You're right, sorting out the differences between pre-war and early war-time production could be a real headache. Maybe it would be easier to see who's got the latest 1942 balloon Schwinn. And I don't get tired of looking at your 1942, it's a perfect witness to a particular time and place, long gone by.


----------



## dasberger (Feb 26, 2021)

Not sure where in the year my '41 G serial falls...


----------



## Roadstermike (Feb 26, 2021)

dasberger said:


> Not sure where in the year my '41 G serial falls...
> 
> View attachment 1364392
> 
> ...



Very Nice!


----------



## Roadstermike (Feb 26, 2021)

Oilit said:


> You're right, sorting out the differences between pre-war and early war-time production could be a real headache. Maybe it would be easier to see who's got the latest 1942 balloon Schwinn.
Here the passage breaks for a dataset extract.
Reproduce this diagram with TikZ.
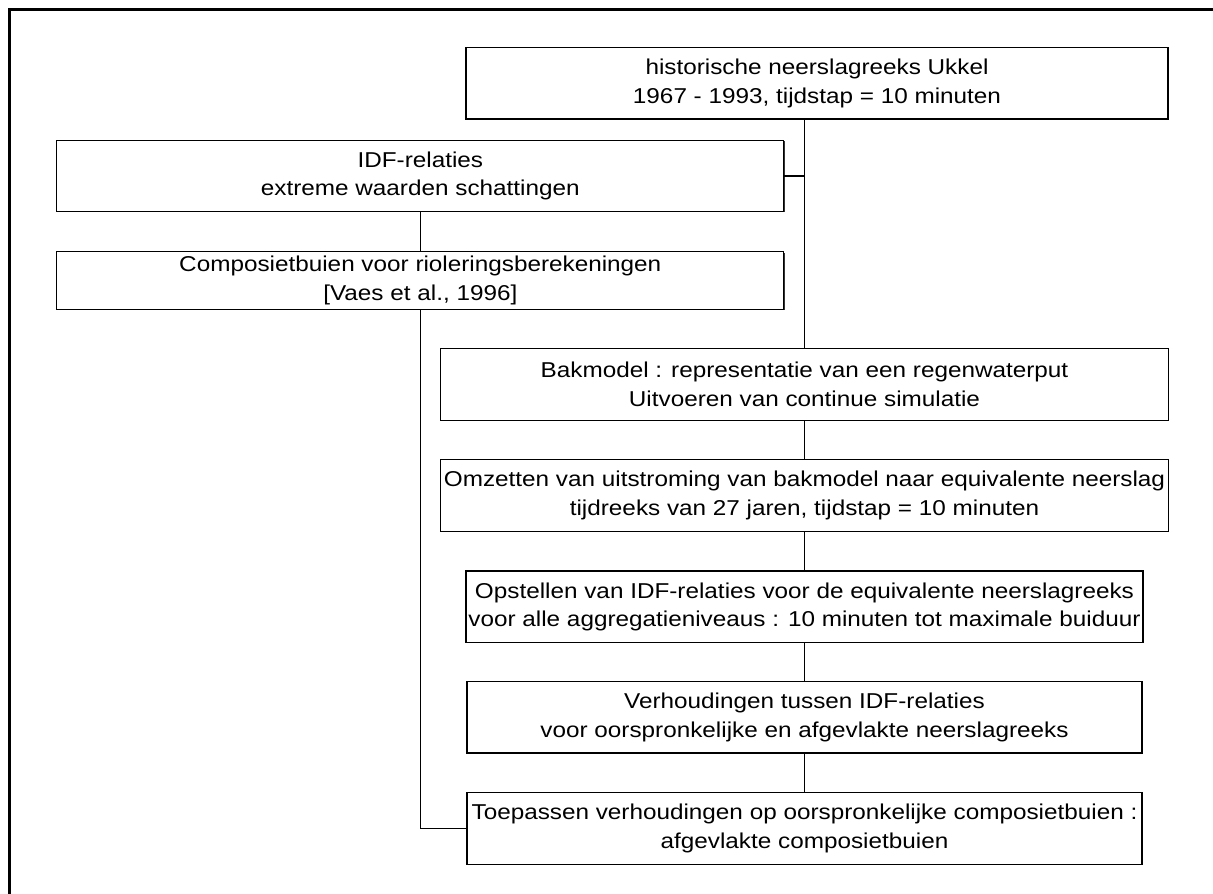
\documentclass[tikz,border=0pt]{standalone}
\usepackage{fontspec}
\setmainfont{Liberation Sans}[FakeStretch=1.13]
\usetikzlibrary{shadows}

\begin{document}
\begin{tikzpicture}[x=1pt, y=-1pt,
  stapbox/.style={draw=black, fill=white, line width=1.3pt, align=center, inner sep=0pt,
    font=\fontsize{21.5}{28.5}\selectfont,
    drop shadow={shadow xshift=0.8pt, shadow yshift=-0.8pt, fill=black, opacity=0.8}},
  verbind/.style={draw=black, line width=1.3pt}]

% --- PARAMETERS ---
\def\xL{420.3}              % centre of left column
\def\xR{804.5}              % centre of right column
\def\wL{727pt}              % width left boxes
\def\hB{71.5pt}             % box height

\useasboundingbox (0,0) rectangle (1213,894);

% --- FRAME ---
\draw[line width=3pt] (9.5,894) -- (9.5,9.5) -- (1213,9.5);

% --- BOXES ---
\node[stapbox, minimum width=702pt, minimum height=\hB] (hist) at (817,83.3)
  {historische neerslagreeks Ukkel\\1967 - 1993, tijdstap = 10 minuten};
\node[stapbox, minimum width=\wL, minimum height=\hB] (idf) at (\xL,175.9)
  {IDF-relaties\\extreme waarden schattingen};
\node[stapbox, minimum width=\wL, minimum height=57.6pt] (comp) at (\xL,280.5)
  {Composietbuien voor rioleringsberekeningen\\{}[Vaes et al., 1996]};
\node[stapbox, minimum width=728pt, minimum height=\hB] (bak) at (\xR,384.5)
  {Bakmodel : representatie van een regenwaterput\\Uitvoeren van continue simulatie};
\node[stapbox, minimum width=728pt, minimum height=\hB] (omz) at (\xR,495.5)
  {Omzetten van uitstroming van bakmodel naar equivalente neerslag\\tijdreeks van 27 jaren, tijdstap = 10 minuten};
\node[stapbox, minimum width=677pt, minimum height=\hB] (opst) at (\xR,606.7)
  {Opstellen van IDF-relaties voor de equivalente neerslagreeks\\voor alle aggregatieniveaus : 10 minuten tot maximale buiduur};
\node[stapbox, minimum width=675pt, minimum height=\hB] (verh) at (\xR,717.3)
  {Verhoudingen tussen IDF-relaties\\voor oorspronkelijke en afgevlakte neerslagreeks};
\node[stapbox, minimum width=675pt, minimum height=\hB] (toep) at (\xR,828.5)
  {Toepassen verhoudingen op oorspronkelijke composietbuien :\\afgevlakte composietbuien};

% --- CONNECTORS ---
\draw[verbind] (bak.north |- hist.south) -- (bak.north);
\draw[verbind] (idf.east) -- (idf.east -| bak.north);
\draw[verbind] (idf.south) -- (comp.north);
\draw[verbind] (comp.south) |- (toep.west);
\foreach \a/\b in {bak/omz, omz/opst, opst/verh, verh/toep}
  \draw[verbind] (\a.south) -- (\b.north);

\end{tikzpicture}
\end{document}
And I don't get tired of looking at your 1942, it's a perfect witness to a particular time and place, long gone by.



That is kind of what I had in mind. These bikes are way fun to ride, The prewar DX has a high bottom bracket and longer cranks,


----------



## BigWaveDave (Feb 28, 2021)

GTs58 said:


> What was the casting date on the crank?



This is the best picture I can get, it is hard to make out the numbers


----------



## GTs58 (Feb 28, 2021)

Those are part numbers. Looks like 9020 A and I've seen the number 9620-A.


----------



## BigWaveDave (Feb 28, 2021)

GTs58 said:


> Those are part numbers. Looks like 9020 A and I've seen the number 9620-A.



Good tip, looks just like this one on the other side too. https://thecabe.com/forum/threads/46-schwinn-dx.22756/


----------